### [What is being asked]
Without the pictures, set down every line of the data exactly.

--- begin Dataset content ---

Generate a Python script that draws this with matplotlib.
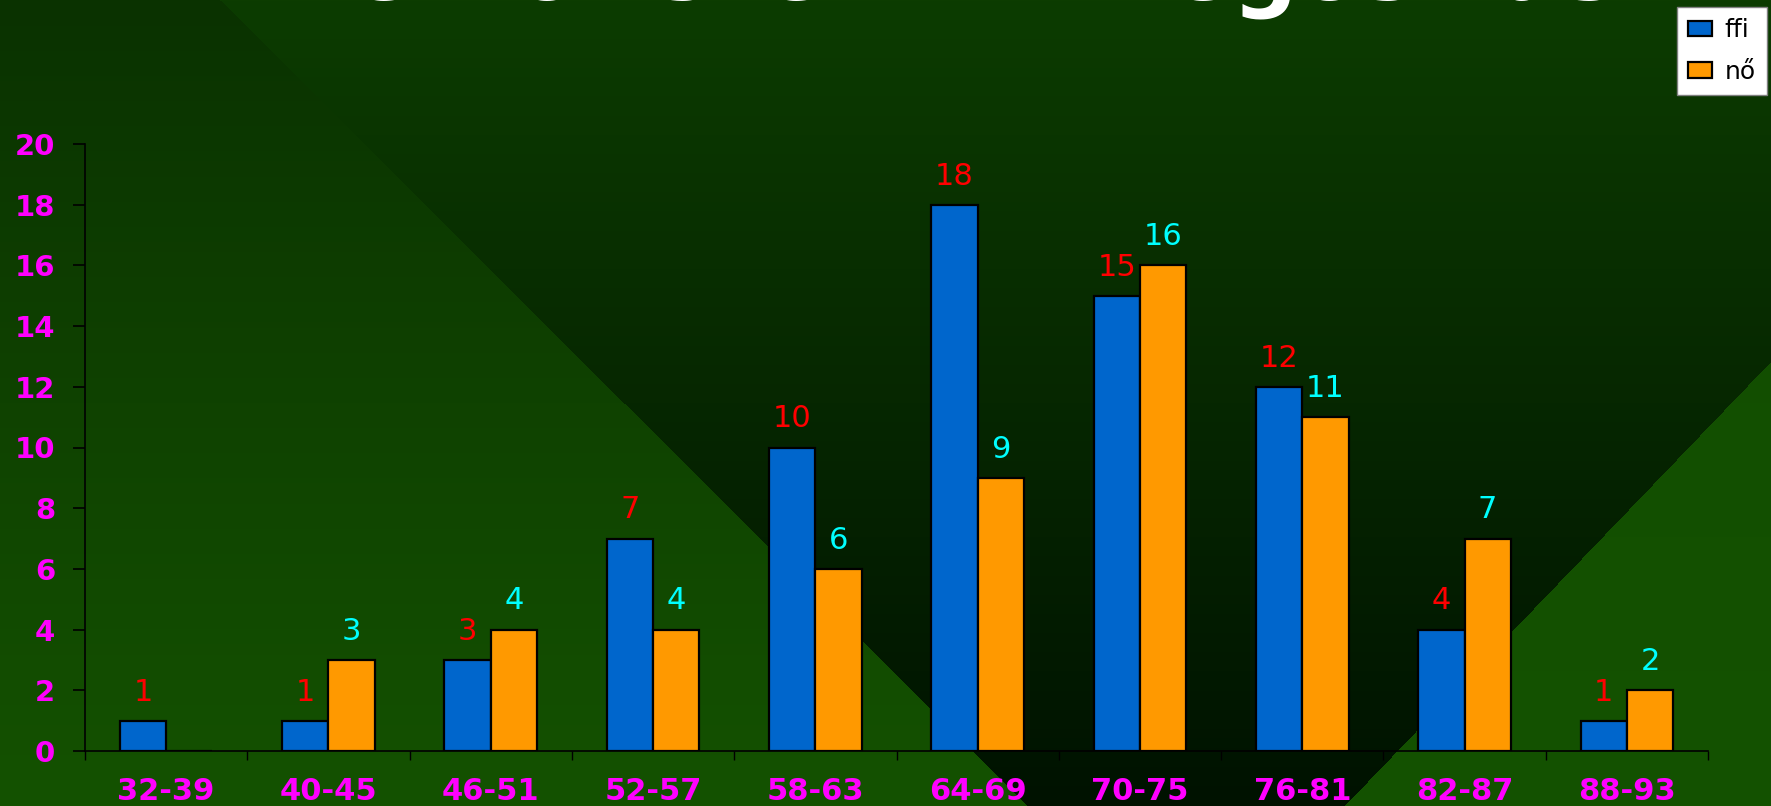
#/usr/bin/env python3

import numpy as np
import matplotlib
matplotlib.use('Agg')
import matplotlib.pyplot as plt

# age groups and head counts per sex
ages = ['32-39', '40-45', '46-51', '52-57', '58-63',
        '64-69', '70-75', '76-81', '82-87', '88-93']
ffi = [1, 1, 3, 7, 10, 18, 15, 12, 4, 1]
no = [0, 3, 4, 4, 6, 9, 16, 11, 7, 2]
series_names = ['ffi', 'nő']
title = 'Életkor szerinti megoszlás'

W, H = 1771, 806
fig = plt.figure(figsize=(W / 100, H / 100), dpi=100)

# slide-like background: dark green with two diagonal cuts
yy, xx = np.mgrid[0:H, 0:W].astype(float)
t = (yy / (H - 1))[..., None]
left_col = np.array([10, 50, 0]) + (np.array([20, 82, 0]) - np.array([10, 50, 0])) * t
mid_col = np.array([12, 60, 0]) + (np.array([0, 18, 0]) - np.array([12, 60, 0])) * t
right_col = np.array([17, 76, 0]) + (np.array([20, 82, 0]) - np.array([17, 76, 0])) * t
img = mid_col.copy()
left_mask = xx < 220 + yy * (808 / 806)
right_mask = (yy - 361) > (W - xx) * (445 / 427)
img = np.where(left_mask[..., None], left_col, img)
img = np.where(right_mask[..., None], right_col, img)
img = np.clip(img, 0, 255).astype(np.uint8)

bg = fig.add_axes([0, 0, 1, 1], zorder=-10)
bg.imshow(img, aspect='auto', interpolation='nearest')
bg.axis('off')

# title sits mostly above the canvas, only its lower part shows
fig.text(0.529, 1 + 0.5 / H, title, ha='center', va='baseline',
         fontsize=66, fontweight='bold', color='white', family='DejaVu Sans')

ax = fig.add_axes([85 / W, 55 / H, (1708 - 85) / W, (751 - 144) / H])
ax.set_facecolor('none')

x = np.arange(len(ages))
bw = 0.285
b1 = ax.bar(x - bw / 2, ffi, bw, color='#0066CC', edgecolor='black',
            linewidth=1.6, label=series_names[0])
b2 = ax.bar(x + bw / 2, no, bw, color='#FF9900', edgecolor='black',
            linewidth=1.6, label=series_names[1])

for bars, vals, col in [(b1, ffi, '#FF0000'), (b2, no, '#00FFFF')]:
    for r, v in zip(bars, vals):
        if v == 0:
            continue
        ax.annotate(str(v), (r.get_x() + r.get_width() / 2, v),
                    xytext=(0, 14.5), textcoords='offset points',
                    ha='center', va='baseline', color=col, fontsize=22,
                    family='DejaVu Sans')

ax.set_xlim(-0.5, len(ages) - 0.5)
ax.set_ylim(0, 20)
ax.set_yticks(np.arange(0, 21, 2))
ax.set_xticks(np.arange(len(ages) + 1) - 0.5)
ax.set_xticklabels([])
ax.set_xticks(x, minor=True)
ax.set_xticklabels(ages, minor=True)

ax.tick_params(axis='x', which='major', direction='out', length=6.5,
               width=1, color='black')
ax.tick_params(axis='x', which='minor', length=0, pad=19, labelsize=22,
               labelcolor='#FF00FF')
ax.tick_params(axis='y', direction='out', length=8.5, width=1.2,
               color='black', pad=13, labelsize=21, labelcolor='#FF00FF')
for lab in ax.get_xticklabels(minor=True) + ax.get_yticklabels():
    lab.set_fontweight('bold')
    lab.set_family('DejaVu Sans')

for s in ['top', 'right']:
    ax.spines[s].set_visible(False)
ax.spines['left'].set_color('black')
ax.spines['bottom'].set_color('black')
ax.spines['left'].set_linewidth(1.2)
ax.spines['bottom'].set_linewidth(1.2)

leg = ax.legend(loc='upper right', bbox_to_anchor=(1767 / W, 1 - 7 / H),
                bbox_transform=fig.transFigure, fontsize=18, frameon=True,
                fancybox=False, framealpha=1, facecolor='white',
                edgecolor='#808080', handlelength=0.95, handleheight=0.6,
                handletextpad=0.5, labelspacing=0.7, borderpad=0.45,
                borderaxespad=0)
leg.get_frame().set_linewidth(1)

fig.savefig('out.png', dpi=100)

--- end Dataset content ---

### [The completed task]
Generate a Python script that draws this with matplotlib.
#/usr/bin/env python3

import numpy as np
import matplotlib
matplotlib.use('Agg')
import matplotlib.pyplot as plt

# age groups and head counts per sex
ages = ['32-39', '40-45', '46-51', '52-57', '58-63',
        '64-69', '70-75', '76-81', '82-87', '88-93']
ffi = [1, 1, 3, 7, 10, 18, 15, 12, 4, 1]
no = [0, 3, 4, 4, 6, 9, 16, 11, 7, 2]
series_names = ['ffi', 'nő']
title = 'Életkor szerinti megoszlás'

W, H = 1771, 806
fig = plt.figure(figsize=(W / 100, H / 100), dpi=100)

# slide-like background: dark green with two diagonal cuts
yy, xx = np.mgrid[0:H, 0:W].astype(float)
t = (yy / (H - 1))[..., None]
left_col = np.array([10, 50, 0]) + (np.array([20, 82, 0]) - np.array([10, 50, 0])) * t
mid_col = np.array([12, 60, 0]) + (np.array([0, 18, 0]) - np.array([12, 60, 0])) * t
right_col = np.array([17, 76, 0]) + (np.array([20, 82, 0]) - np.array([17, 76, 0])) * t
img = mid_col.copy()
left_mask = xx < 220 + yy * (808 / 806)
right_mask = (yy - 361) > (W - xx) * (445 / 427)
img = np.where(left_mask[..., None], left_col, img)
img = np.where(right_mask[..., None], right_col, img)
img = np.clip(img, 0, 255).astype(np.uint8)

bg = fig.add_axes([0, 0, 1, 1], zorder=-10)
bg.imshow(img, aspect='auto', interpolation='nearest')
bg.axis('off')

# title sits mostly above the canvas, only its lower part shows
fig.text(0.529, 1 + 0.5 / H, title, ha='center', va='baseline',
         fontsize=66, fontweight='bold', color='white', family='DejaVu Sans')

ax = fig.add_axes([85 / W, 55 / H, (1708 - 85) / W, (751 - 144) / H])
ax.set_facecolor('none')

x = np.arange(len(ages))
bw = 0.285
b1 = ax.bar(x - bw / 2, ffi, bw, color='#0066CC', edgecolor='black',
            linewidth=1.6, label=series_names[0])
b2 = ax.bar(x + bw / 2, no, bw, color='#FF9900', edgecolor='black',
            linewidth=1.6, label=series_names[1])

for bars, vals, col in [(b1, ffi, '#FF0000'), (b2, no, '#00FFFF')]:
    for r, v in zip(bars, vals):
        if v == 0:
            continue
        ax.annotate(str(v), (r.get_x() + r.get_width() / 2, v),
                    xytext=(0, 14.5), textcoords='offset points',
                    ha='center', va='baseline', color=col, fontsize=22,
                    family='DejaVu Sans')

ax.set_xlim(-0.5, len(ages) - 0.5)
ax.set_ylim(0, 20)
ax.set_yticks(np.arange(0, 21, 2))
ax.set_xticks(np.arange(len(ages) + 1) - 0.5)
ax.set_xticklabels([])
ax.set_xticks(x, minor=True)
ax.set_xticklabels(ages, minor=True)

ax.tick_params(axis='x', which='major', direction='out', length=6.5,
               width=1, color='black')
ax.tick_params(axis='x', which='minor', length=0, pad=19, labelsize=22,
               labelcolor='#FF00FF')
ax.tick_params(axis='y', direction='out', length=8.5, width=1.2,
               color='black', pad=13, labelsize=21, labelcolor='#FF00FF')
for lab in ax.get_xticklabels(minor=True) + ax.get_yticklabels():
    lab.set_fontweight('bold')
    lab.set_family('DejaVu Sans')

for s in ['top', 'right']:
    ax.spines[s].set_visible(False)
ax.spines['left'].set_color('black')
ax.spines['bottom'].set_color('black')
ax.spines['left'].set_linewidth(1.2)
ax.spines['bottom'].set_linewidth(1.2)

leg = ax.legend(loc='upper right', bbox_to_anchor=(1767 / W, 1 - 7 / H),
                bbox_transform=fig.transFigure, fontsize=18, frameon=True,
                fancybox=False, framealpha=1, facecolor='white',
                edgecolor='#808080', handlelength=0.95, handleheight=0.6,
                handletextpad=0.5, labelspacing=0.7, borderpad=0.45,
                borderaxespad=0)
leg.get_frame().set_linewidth(1)

fig.savefig('out.png', dpi=100)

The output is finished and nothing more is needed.